_TO BE DONE_: Identify all lines of the data containing the string "that" and copy them.

_SOURCE RECORDS_:

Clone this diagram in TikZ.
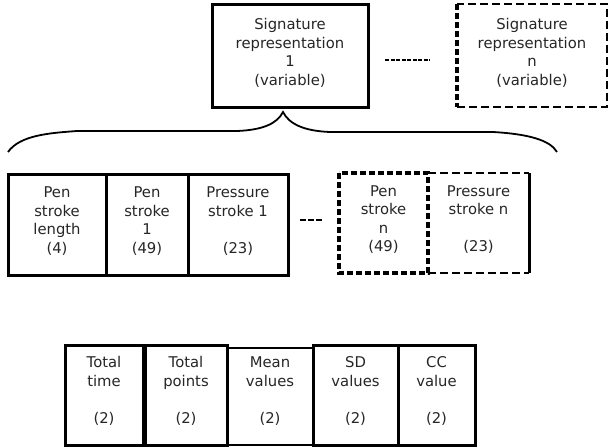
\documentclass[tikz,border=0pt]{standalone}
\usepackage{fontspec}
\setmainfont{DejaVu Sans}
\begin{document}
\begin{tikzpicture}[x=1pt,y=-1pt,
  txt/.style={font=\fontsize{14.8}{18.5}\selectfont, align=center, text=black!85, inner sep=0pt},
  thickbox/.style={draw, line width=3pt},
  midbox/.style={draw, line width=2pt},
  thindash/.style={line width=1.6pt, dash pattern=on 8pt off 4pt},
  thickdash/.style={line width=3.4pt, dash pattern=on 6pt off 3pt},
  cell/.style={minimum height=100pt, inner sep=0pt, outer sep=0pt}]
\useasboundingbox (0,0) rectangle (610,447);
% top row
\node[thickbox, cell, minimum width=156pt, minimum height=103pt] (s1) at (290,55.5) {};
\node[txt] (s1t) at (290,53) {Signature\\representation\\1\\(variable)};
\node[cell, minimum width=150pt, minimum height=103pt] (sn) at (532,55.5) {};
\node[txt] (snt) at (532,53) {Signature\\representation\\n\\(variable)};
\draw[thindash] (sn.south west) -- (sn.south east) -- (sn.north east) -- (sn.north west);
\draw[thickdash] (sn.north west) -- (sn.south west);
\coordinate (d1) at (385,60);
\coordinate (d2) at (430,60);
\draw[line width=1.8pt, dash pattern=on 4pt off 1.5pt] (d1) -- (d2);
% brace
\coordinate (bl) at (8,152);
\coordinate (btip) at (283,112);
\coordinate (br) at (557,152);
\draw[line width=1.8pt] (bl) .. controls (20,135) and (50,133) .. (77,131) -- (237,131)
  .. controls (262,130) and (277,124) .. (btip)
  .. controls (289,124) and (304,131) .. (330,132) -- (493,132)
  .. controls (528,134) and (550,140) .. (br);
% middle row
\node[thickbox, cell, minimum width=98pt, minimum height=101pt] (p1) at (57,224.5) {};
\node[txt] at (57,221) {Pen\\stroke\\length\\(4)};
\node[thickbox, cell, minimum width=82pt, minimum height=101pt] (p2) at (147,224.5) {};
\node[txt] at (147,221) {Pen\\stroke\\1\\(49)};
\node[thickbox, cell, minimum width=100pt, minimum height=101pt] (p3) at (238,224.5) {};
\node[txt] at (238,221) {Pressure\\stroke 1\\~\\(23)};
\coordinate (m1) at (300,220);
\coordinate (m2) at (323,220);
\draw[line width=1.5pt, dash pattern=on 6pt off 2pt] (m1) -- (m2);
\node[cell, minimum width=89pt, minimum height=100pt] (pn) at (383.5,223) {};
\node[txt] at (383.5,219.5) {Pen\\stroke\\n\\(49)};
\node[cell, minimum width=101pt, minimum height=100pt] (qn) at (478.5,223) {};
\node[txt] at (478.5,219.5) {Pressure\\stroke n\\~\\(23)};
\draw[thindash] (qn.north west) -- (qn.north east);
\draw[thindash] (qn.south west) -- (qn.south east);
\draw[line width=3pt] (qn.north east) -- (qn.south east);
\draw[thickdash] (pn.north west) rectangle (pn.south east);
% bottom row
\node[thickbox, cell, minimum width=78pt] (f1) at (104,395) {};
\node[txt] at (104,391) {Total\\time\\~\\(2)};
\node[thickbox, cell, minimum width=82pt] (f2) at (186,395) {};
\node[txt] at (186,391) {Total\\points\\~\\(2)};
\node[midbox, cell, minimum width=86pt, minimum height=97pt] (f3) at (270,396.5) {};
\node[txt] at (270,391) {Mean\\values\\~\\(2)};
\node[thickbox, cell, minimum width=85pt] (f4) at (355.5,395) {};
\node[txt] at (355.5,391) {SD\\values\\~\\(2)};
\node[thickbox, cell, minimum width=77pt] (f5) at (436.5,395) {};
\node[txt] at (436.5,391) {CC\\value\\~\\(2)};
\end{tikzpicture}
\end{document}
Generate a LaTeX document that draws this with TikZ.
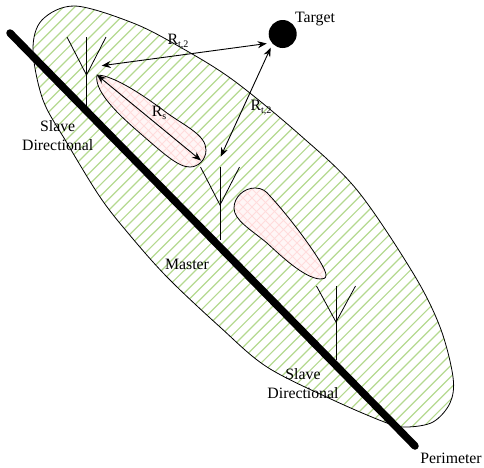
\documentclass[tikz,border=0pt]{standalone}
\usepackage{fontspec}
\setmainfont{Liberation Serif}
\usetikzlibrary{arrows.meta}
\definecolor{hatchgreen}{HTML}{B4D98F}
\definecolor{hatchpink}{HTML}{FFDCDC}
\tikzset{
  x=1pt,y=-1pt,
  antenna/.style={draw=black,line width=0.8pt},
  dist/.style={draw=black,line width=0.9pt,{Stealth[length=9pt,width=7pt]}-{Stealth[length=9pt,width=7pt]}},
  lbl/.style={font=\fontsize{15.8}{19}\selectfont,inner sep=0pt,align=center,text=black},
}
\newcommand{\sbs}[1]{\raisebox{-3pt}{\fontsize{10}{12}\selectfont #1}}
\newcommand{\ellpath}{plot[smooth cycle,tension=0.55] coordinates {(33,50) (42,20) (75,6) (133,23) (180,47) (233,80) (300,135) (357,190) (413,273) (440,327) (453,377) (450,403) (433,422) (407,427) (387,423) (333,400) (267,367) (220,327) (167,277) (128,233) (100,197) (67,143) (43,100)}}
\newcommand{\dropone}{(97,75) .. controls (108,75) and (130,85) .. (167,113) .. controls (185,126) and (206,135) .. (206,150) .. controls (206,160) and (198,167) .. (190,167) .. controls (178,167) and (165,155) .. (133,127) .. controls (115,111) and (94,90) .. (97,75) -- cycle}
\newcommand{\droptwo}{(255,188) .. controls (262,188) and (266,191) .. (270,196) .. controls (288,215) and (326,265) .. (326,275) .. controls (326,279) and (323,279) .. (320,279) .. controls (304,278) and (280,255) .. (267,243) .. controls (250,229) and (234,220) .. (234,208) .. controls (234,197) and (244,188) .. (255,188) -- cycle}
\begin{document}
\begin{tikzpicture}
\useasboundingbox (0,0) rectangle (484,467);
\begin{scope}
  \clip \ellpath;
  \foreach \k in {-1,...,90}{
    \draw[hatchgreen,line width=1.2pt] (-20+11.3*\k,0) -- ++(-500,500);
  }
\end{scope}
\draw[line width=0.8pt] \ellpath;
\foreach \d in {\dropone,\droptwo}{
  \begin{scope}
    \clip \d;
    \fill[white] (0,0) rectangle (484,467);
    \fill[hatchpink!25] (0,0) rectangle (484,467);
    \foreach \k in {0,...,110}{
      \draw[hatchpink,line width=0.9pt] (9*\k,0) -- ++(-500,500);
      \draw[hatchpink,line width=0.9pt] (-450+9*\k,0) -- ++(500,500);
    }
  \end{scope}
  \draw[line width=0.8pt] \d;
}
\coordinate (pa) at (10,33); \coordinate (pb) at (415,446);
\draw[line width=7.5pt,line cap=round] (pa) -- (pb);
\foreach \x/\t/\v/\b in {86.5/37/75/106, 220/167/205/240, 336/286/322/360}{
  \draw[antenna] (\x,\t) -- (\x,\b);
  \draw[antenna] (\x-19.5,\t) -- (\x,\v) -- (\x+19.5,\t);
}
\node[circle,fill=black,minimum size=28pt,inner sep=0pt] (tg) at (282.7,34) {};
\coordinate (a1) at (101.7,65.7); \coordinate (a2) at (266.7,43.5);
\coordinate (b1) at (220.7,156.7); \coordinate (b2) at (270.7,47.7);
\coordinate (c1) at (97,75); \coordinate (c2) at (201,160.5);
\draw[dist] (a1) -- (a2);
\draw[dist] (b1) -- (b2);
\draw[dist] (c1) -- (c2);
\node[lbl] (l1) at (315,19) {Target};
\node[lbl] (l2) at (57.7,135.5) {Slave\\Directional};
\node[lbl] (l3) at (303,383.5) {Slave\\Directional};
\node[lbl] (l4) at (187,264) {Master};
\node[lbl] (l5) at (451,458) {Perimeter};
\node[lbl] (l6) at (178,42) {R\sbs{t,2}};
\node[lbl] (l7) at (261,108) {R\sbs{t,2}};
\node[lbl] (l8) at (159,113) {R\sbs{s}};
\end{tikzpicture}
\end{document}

...

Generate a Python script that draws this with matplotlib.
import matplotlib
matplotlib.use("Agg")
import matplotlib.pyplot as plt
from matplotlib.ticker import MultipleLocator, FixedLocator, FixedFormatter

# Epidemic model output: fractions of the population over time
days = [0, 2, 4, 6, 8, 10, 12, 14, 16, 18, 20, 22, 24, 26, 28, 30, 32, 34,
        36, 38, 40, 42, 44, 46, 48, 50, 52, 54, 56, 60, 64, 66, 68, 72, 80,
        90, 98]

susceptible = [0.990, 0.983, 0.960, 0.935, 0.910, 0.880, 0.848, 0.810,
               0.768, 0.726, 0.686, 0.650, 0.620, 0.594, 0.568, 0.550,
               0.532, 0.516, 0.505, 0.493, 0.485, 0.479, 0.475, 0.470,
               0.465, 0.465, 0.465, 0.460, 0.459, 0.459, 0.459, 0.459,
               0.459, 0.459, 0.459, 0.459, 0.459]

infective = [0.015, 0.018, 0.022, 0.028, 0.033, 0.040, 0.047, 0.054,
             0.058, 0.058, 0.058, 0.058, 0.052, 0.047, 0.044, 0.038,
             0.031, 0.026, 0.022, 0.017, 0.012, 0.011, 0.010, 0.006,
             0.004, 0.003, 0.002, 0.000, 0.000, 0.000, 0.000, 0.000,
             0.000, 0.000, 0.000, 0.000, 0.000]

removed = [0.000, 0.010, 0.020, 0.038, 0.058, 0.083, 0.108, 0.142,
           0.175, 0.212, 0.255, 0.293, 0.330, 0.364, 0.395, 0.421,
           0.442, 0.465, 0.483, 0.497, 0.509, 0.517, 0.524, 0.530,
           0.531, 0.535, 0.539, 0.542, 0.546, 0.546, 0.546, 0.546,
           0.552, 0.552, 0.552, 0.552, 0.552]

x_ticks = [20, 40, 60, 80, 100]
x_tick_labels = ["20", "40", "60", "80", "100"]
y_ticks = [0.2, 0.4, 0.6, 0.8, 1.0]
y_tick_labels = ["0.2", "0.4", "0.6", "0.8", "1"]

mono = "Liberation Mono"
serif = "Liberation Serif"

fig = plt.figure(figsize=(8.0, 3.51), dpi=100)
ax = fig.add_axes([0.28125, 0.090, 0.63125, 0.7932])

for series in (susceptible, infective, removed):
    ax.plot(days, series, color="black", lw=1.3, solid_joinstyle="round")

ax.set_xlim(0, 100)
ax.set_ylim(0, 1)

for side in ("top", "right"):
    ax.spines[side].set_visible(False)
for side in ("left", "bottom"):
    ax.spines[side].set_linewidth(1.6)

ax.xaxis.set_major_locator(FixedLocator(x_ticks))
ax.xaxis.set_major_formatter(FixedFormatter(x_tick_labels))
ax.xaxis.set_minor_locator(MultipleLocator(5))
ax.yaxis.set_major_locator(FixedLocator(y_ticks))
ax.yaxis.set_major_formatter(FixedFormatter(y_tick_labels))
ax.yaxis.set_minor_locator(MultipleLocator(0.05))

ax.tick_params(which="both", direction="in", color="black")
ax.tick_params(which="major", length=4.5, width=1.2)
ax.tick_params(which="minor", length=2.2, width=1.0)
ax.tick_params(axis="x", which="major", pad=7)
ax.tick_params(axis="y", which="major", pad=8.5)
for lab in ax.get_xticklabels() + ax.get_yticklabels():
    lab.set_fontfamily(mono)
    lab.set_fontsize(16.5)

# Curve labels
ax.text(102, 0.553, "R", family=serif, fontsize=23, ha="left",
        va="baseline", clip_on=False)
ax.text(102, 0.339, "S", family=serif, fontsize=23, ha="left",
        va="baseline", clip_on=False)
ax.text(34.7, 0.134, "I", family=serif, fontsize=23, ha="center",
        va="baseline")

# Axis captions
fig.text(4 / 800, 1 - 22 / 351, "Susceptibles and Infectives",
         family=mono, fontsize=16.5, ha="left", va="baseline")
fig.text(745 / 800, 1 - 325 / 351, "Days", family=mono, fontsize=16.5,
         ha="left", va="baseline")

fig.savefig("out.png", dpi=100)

_ANSWER FOR THIS EXERCISE_:
Generate a LaTeX document that draws this with TikZ.
Generate a Python script that draws this with matplotlib.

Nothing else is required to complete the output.